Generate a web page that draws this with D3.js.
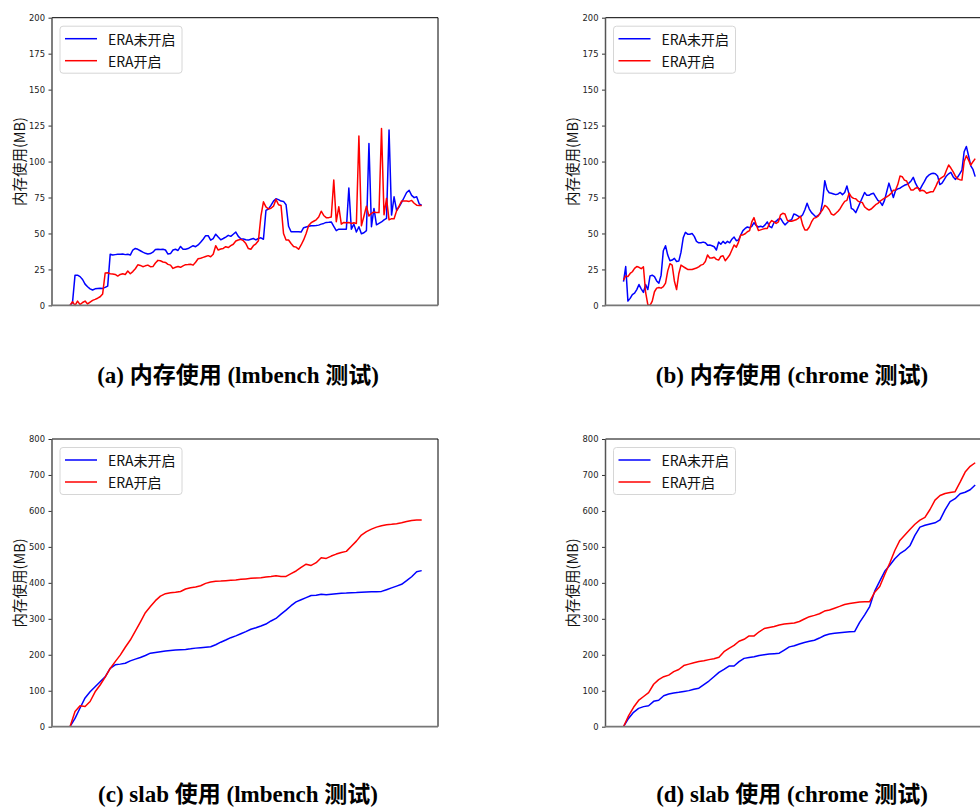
<!DOCTYPE html>
<html>
<head>
<meta charset="utf-8">
<script src="https://cdn.jsdelivr.net/npm/d3@7"></script>
<style>
  html, body { margin: 0; padding: 0; background: #fff; }
  svg { display: block; }
</style>
</head>
<body>
<svg id="fig" width="980" height="808"></svg>
<script>
// ---- data -------------------------------------------------------------
const seriesNames = ["ERA未开启", "ERA开启"];
const seriesColors = ["#0000ff", "#ff0000"];
const yLabel = "内存使用(MB)";
const captions = [
  "(a) 内存使用 (lmbench 测试)",
  "(b) 内存使用 (chrome 测试)",
  "(c) slab 使用 (lmbench 测试)",
  "(d) slab 使用 (chrome 测试)"
];
const memTicks = [0, 25, 50, 75, 100, 125, 150, 175, 200];
const slabTicks = [0, 100, 200, 300, 400, 500, 600, 700, 800];

// memory usage, lmbench run (MB per sample)
const memLmbenchOff = [
  0, 2, 21, 21, 20, 18, 14.8, 13, 11.5, 10.7,
  11.5, 11.8, 12, 11.8, 12.5, 13.4, 35.5, 35, 35.3, 35.5,
  35.5, 35.7, 35.3, 35.5, 35, 38.5, 39.6, 39, 38, 37,
  36.2, 35.7, 36, 37, 38.8, 39, 38.8, 39, 38.5, 35.7,
  36, 38.5, 39, 38.2, 41, 39, 39, 39.5, 40.5, 41.5,
  40.8, 42, 43.9, 46, 48.5, 48.5, 45.4, 46.5, 49.5, 47.5,
  45.6, 46.5, 47.5, 48.7, 48, 49.5, 51, 48, 46.3, 46.2,
  45.6, 45.4, 46, 46.5, 45.5, 46.5, 47, 46, 66, 67,
  69.5, 72.5, 74.2, 73.5, 72.5, 72.3, 70, 55, 51.2, 51.2,
  51.2, 51.2, 51, 54, 54.5, 55, 55.4, 55.4, 55.5, 55.8,
  56.5, 57, 57.7, 57.8, 58, 55, 52, 53, 53, 53,
  53, 81.6, 53, 56.5, 51, 54.7, 49.8, 50.5, 52, 112.6,
  54.7, 67.4, 56, 57, 58, 59.5, 60.5, 121.9, 62.8, 75.5,
  66, 68.5, 71.6, 75, 78.5, 80, 76.5, 74.9, 75.5, 70.6, 69.5
];
const memLmbenchOn = [
  0, 2.5, 0, 3, 0.5, 2, 3, 1, 2.3, 3.5,
  4.2, 5, 6, 8, 22.5, 22.7, 22, 21.8, 21.5, 20.4,
  21.5, 22, 21.5, 23.9, 22, 23.5, 25.5, 28.2, 27.8, 26.9,
  27.5, 28, 26.9, 27, 29.5, 31.3, 31, 30.2, 29.9, 28.5,
  28, 25.7, 26.5, 27, 26.5, 27.5, 28.3, 28.4, 28.6, 28,
  30, 32.4, 32.8, 33.4, 34, 34.6, 33.8, 35.5, 41.5, 38.5,
  39.2, 39.6, 40.8, 40.2, 41.5, 42.5, 44.8, 45.5, 45.9, 45,
  43, 39.5, 39, 41.5, 42.8, 45, 62, 72, 68.5, 67,
  67.5, 69, 73.7, 70, 69.5, 50, 45.4, 45.5, 43, 41,
  40.5, 39, 42, 45.5, 50, 55.5, 57.5, 58.5, 59.5, 61.5,
  65.5, 62.5, 61, 61, 61.5, 87.1, 58.2, 68.6, 56.5, 57.7,
  57.5, 57.6, 57, 57.5, 57, 117.7, 55.4, 62, 69, 62.1,
  64, 64.9, 64.5, 64.5, 123, 63, 74.4, 59.5, 60.3, 60.3,
  65.7, 69, 72.6, 72.5, 72.6, 72.3, 73, 71, 69.7, 69.5, 69.5
];

// memory usage, chrome run (MB per sample)
const memChromeOff = [
  16.5, 27, 3, 4.9, 7.5, 8.5, 11, 14.5, 11.5, 9,
  14.5, 11, 20.5, 21, 20, 17, 15.5, 21, 38, 41.5,
  35, 31, 31.5, 32.7, 30.5, 30.8, 37, 47, 50.8, 49.5,
  49.5, 50, 48, 44.5, 43.5, 43.5, 44, 43.5, 41.9, 42,
  41.5, 40.8, 38.5, 44, 42.5, 44.5, 43, 44.5, 43.5, 46,
  47.5, 45, 45.5, 48.9, 52, 53.5, 54.5, 54, 55, 57.5,
  55.5, 54.5, 55, 54.5, 56, 58, 55, 54, 57.5, 58.5,
  60, 60.5, 58, 56, 57.5, 59, 59.5, 63.5, 63, 62,
  61.5, 63, 66.5, 71, 67, 64.5, 63, 61.5, 62.5, 64,
  72, 86.7, 80.5, 78.3, 78, 77.5, 77, 77.5, 78.5, 77,
  78.5, 83, 77, 67.5, 66.5, 64.5, 68, 71.5, 75, 78.5,
  76.5, 76.5, 77.5, 78, 75.5, 73, 72, 69.5, 73, 79,
  85, 80, 75, 80, 81, 81.5, 82.5, 83.5, 84, 85,
  86.5, 89, 85, 82, 80.5, 83.5, 86, 89, 90.5, 91.5,
  91.8, 91.5, 90, 84, 85, 87.5, 90, 91.5, 92.5, 89.5,
  87.6, 89, 91.5, 94, 106.8, 110.5, 104, 97, 94.5, 89.5
];
const memChromeOn = [
  17.6, 20.5, 20, 22.2, 23.4, 25.7, 27, 26.5, 25.5, 26.9,
  9, 0.5, 0, 3, 9.5, 12, 12.5, 12, 13, 15.5,
  24, 29, 28, 17, 11, 22, 28, 27, 26, 25,
  25, 25, 25.5, 26, 26.8, 28, 28.5, 30.5, 35, 33,
  33, 33.5, 32, 31.5, 34, 34.5, 31, 33, 35, 38.5,
  42, 40.5, 44, 48.9, 49, 49.8, 51.2, 52, 58, 61,
  56, 52, 52.5, 53, 53.5, 53.5, 57, 59, 58, 57,
  58, 63, 64, 63.5, 59.3, 58.5, 58.5, 59, 59.5, 60.5,
  62, 56, 52.4, 52.4, 54.5, 58, 60.5, 61, 62, 64.5,
  66.5, 69.5, 68.5, 66.5, 63.5, 62.8, 64, 65.5, 67.4, 70,
  72.3, 73, 78, 75.5, 74.4, 74.2, 72.5, 71.8, 71.5, 68.5,
  67.2, 66.3, 67, 68.5, 70, 70.9, 72.5, 73.5, 74.5, 75.5,
  76.5, 78, 80, 80.2, 84, 89.9, 89.5, 87.1, 86.5, 83,
  80.2, 80.2, 81.5, 82, 79.5, 80, 79.5, 78, 78.5, 79,
  79, 82, 85.5, 88, 89, 90, 94, 97.6, 95.5, 93,
  90, 88, 87.4, 87.1, 100, 104, 101, 97.5, 99.9, 102
];

// slab usage, lmbench run (MB per sample)
const slabLmbenchOff = [
  0, 23, 52, 80, 97, 111, 125, 138.5, 162, 172,
  174, 176.5, 183, 188, 192.5, 198, 204.5, 206.5, 208.5, 210.5,
  212, 213, 214.3, 215, 216.5, 218.5, 219.8, 221, 222.5, 228,
  235, 241, 247.5, 252.5, 258.5, 264.5, 271, 275, 280, 285.5,
  294, 301, 313, 324, 336.5, 347, 353, 359, 365, 365.5,
  368.5, 367, 368.5, 370, 371, 371.5, 372.6, 373, 374, 374.5,
  375, 375.5, 376.2, 381, 386, 391, 396, 406, 417, 431, 434
];
const slabLmbenchOn = [
  0, 42, 58, 56, 70, 97, 116, 138, 162, 181,
  199, 221, 241, 266, 291, 317, 334, 350.5, 363, 370,
  372.5, 374, 376, 383, 386.5, 388.5, 392, 398.5, 402.5, 404.5,
  405, 406, 407, 408, 409.7, 411, 412.5, 413.5, 414.5, 416,
  417.5, 419.5, 417.5, 418, 425.5, 433, 443, 452, 448.5, 456,
  470, 468, 474.5, 480, 484.5, 487.5, 502, 516, 533, 542.5,
  549.5, 555, 559, 561.5, 562.7, 564.5, 567, 570.5, 573.5, 574.8, 574.8
];

// slab usage, chrome run (MB per sample)
const slabChromeOff = [
  0, 23, 40, 51, 55.8, 58.3, 70.5, 73.5, 86, 90.8,
  93.5, 95.5, 98, 100.3, 104, 107, 117, 127, 139, 151,
  159.4, 168.7, 168.7, 180.8, 190, 192.4, 194.5, 198, 200, 202,
  203, 204.3, 213, 222, 225, 230, 234, 237.5, 240.5, 246.5,
  253.5, 258, 259.7, 261.5, 262.7, 264, 264.5, 290, 311, 334,
  377, 405, 432, 449, 467, 481, 490, 503, 532, 555,
  560, 563.5, 567, 575, 603, 626, 634, 648, 652, 659, 672
];
const slabChromeOn = [
  0, 30, 54, 73, 84, 95, 118, 131, 139, 143.5,
  153, 159, 170, 174, 178, 181, 183.5, 186.5, 189, 193,
  208.6, 218, 226, 237.5, 243, 252.4, 252.4, 264, 273, 276,
  278.5, 283, 285.5, 287, 288.5, 292.5, 299.5, 306, 309.5, 314,
  321.6, 324.5, 329.5, 334.5, 340, 342.5, 344.5, 346.5, 347.6, 347.6,
  374, 390, 423, 455, 490, 518, 533, 548.5, 563, 574.5,
  582, 604, 630, 643, 648.5, 651, 653.5, 680, 708, 724, 734
];

// ---- layout -----------------------------------------------------------
const svg = d3.select("#fig");
const plotW = 386, plotH = 287.7;
const padL = 18, padR = 16.3;   // gap between frame and first/last sample

const panels = [
  { series: [memLmbenchOff, memLmbenchOn],   ticks: memTicks,  left: 52,    top: 17.7, caption: captions[0], capX: 238, capY: 383 },
  { series: [memChromeOff, memChromeOn],     ticks: memTicks,  left: 605.5, top: 17.7, caption: captions[1], capX: 792, capY: 383 },
  { series: [slabLmbenchOff, slabLmbenchOn], ticks: slabTicks, left: 52,    top: 439,  caption: captions[2], capX: 238, capY: 802 },
  { series: [slabChromeOff, slabChromeOn],   ticks: slabTicks, left: 605.5, top: 439,  caption: captions[3], capX: 792, capY: 802 }
];

const cjkSans = "'Noto Sans CJK SC', 'Noto Sans', sans-serif";

panels.forEach(p => {
  const g = svg.append("g");
  const n = p.series[0].length;
  const x = d3.scaleLinear().domain([0, n - 1]).range([p.left + padL, p.left + plotW - padR]);
  const y = d3.scaleLinear().domain([0, p.ticks[p.ticks.length - 1]]).range([p.top + plotH, p.top]);

  // y axis ticks and labels
  const ax = g.append("g")
    .attr("transform", `translate(${p.left},0)`)
    .call(d3.axisLeft(y).tickValues(p.ticks).tickSize(3.5).tickPadding(3.5));
  ax.select(".domain").remove();
  ax.attr("font-family", "'DejaVu Sans', sans-serif").attr("font-size", 8.4);
  ax.selectAll(".tick text").attr("fill", "#222");
  ax.selectAll(".tick line").attr("stroke", "#333").attr("stroke-width", 1);

  // data lines
  const line = d3.line().x((d, i) => x(i)).y(d => y(d));
  p.series.forEach((s, k) => {
    g.append("path")
      .datum(s)
      .attr("d", line)
      .attr("fill", "none")
      .attr("stroke", seriesColors[k])
      .attr("stroke-width", 1.5)
      .attr("stroke-linejoin", "round");
  });

  // frame
  const x0 = p.left, x1 = p.left + plotW, y0 = p.top, y1 = p.top + plotH;
  g.append("line").attr("x1", x0).attr("x2", x1).attr("y1", y0).attr("y2", y0)
    .attr("stroke", "#000").attr("stroke-width", 1);
  g.append("line").attr("x1", x1).attr("x2", x1).attr("y1", y0).attr("y2", y1)
    .attr("stroke", "#000").attr("stroke-width", 1);
  g.append("line").attr("x1", x0).attr("x2", x0).attr("y1", y0).attr("y2", y1)
    .attr("stroke", "#555").attr("stroke-width", 1.5);
  g.append("line").attr("x1", x0 - 0.75).attr("x2", x1).attr("y1", y1).attr("y2", y1)
    .attr("stroke", "#777").attr("stroke-width", 1.8);

  // legend
  const lg = g.append("g").attr("transform", `translate(${p.left + 8},${p.top + 8.5})`);
  lg.append("rect")
    .attr("width", 122).attr("height", 47).attr("rx", 3).attr("ry", 3)
    .attr("fill", "#fff").attr("fill-opacity", 0.8)
    .attr("stroke", "#d6d6d6").attr("stroke-width", 1);
  seriesNames.forEach((name, k) => {
    const ly = 12.5 + k * 22;
    lg.append("line").attr("x1", 5).attr("x2", 37).attr("y1", ly).attr("y2", ly)
      .attr("stroke", seriesColors[k]).attr("stroke-width", 1.5);
    lg.append("text").attr("x", 48).attr("y", ly)
      .attr("dominant-baseline", "central")
      .attr("font-family", cjkSans).attr("font-size", 14).attr("fill", "#111")
      .text(name);
  });

  // y label
  g.append("text")
    .attr("transform", `translate(${p.left - 34},${p.top + plotH / 2}) rotate(-90)`)
    .attr("text-anchor", "middle").attr("dominant-baseline", "central")
    .attr("font-family", cjkSans).attr("font-size", 14.5).attr("fill", "#111")
    .text(yLabel);

  // caption
  svg.append("text")
    .attr("x", p.capX).attr("y", p.capY)
    .attr("text-anchor", "middle")
    .attr("font-family", "'Liberation Serif', 'Times New Roman', 'Noto Sans CJK SC', serif")
    .attr("font-weight", "bold").attr("font-size", 23).attr("fill", "#000")
    .text(p.caption);
});
</script>
</body>
</html>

## What the task requires
Reproduce the material above exactly, first line through the line that contains "600, 700, 800];", minus the pictures.

## Solution below
Generate a web page that draws this with D3.js.
<!DOCTYPE html>
<html>
<head>
<meta charset="utf-8">
<script src="https://cdn.jsdelivr.net/npm/d3@7"></script>
<style>
  html, body { margin: 0; padding: 0; background: #fff; }
  svg { display: block; }
</style>
</head>
<body>
<svg id="fig" width="980" height="808"></svg>
<script>
// ---- data -------------------------------------------------------------
const seriesNames = ["ERA未开启", "ERA开启"];
const seriesColors = ["#0000ff", "#ff0000"];
const yLabel = "内存使用(MB)";
const captions = [
  "(a) 内存使用 (lmbench 测试)",
  "(b) 内存使用 (chrome 测试)",
  "(c) slab 使用 (lmbench 测试)",
  "(d) slab 使用 (chrome 测试)"
];
const memTicks = [0, 25, 50, 75, 100, 125, 150, 175, 200];
const slabTicks = [0, 100, 200, 300, 400, 500, 600, 700, 800];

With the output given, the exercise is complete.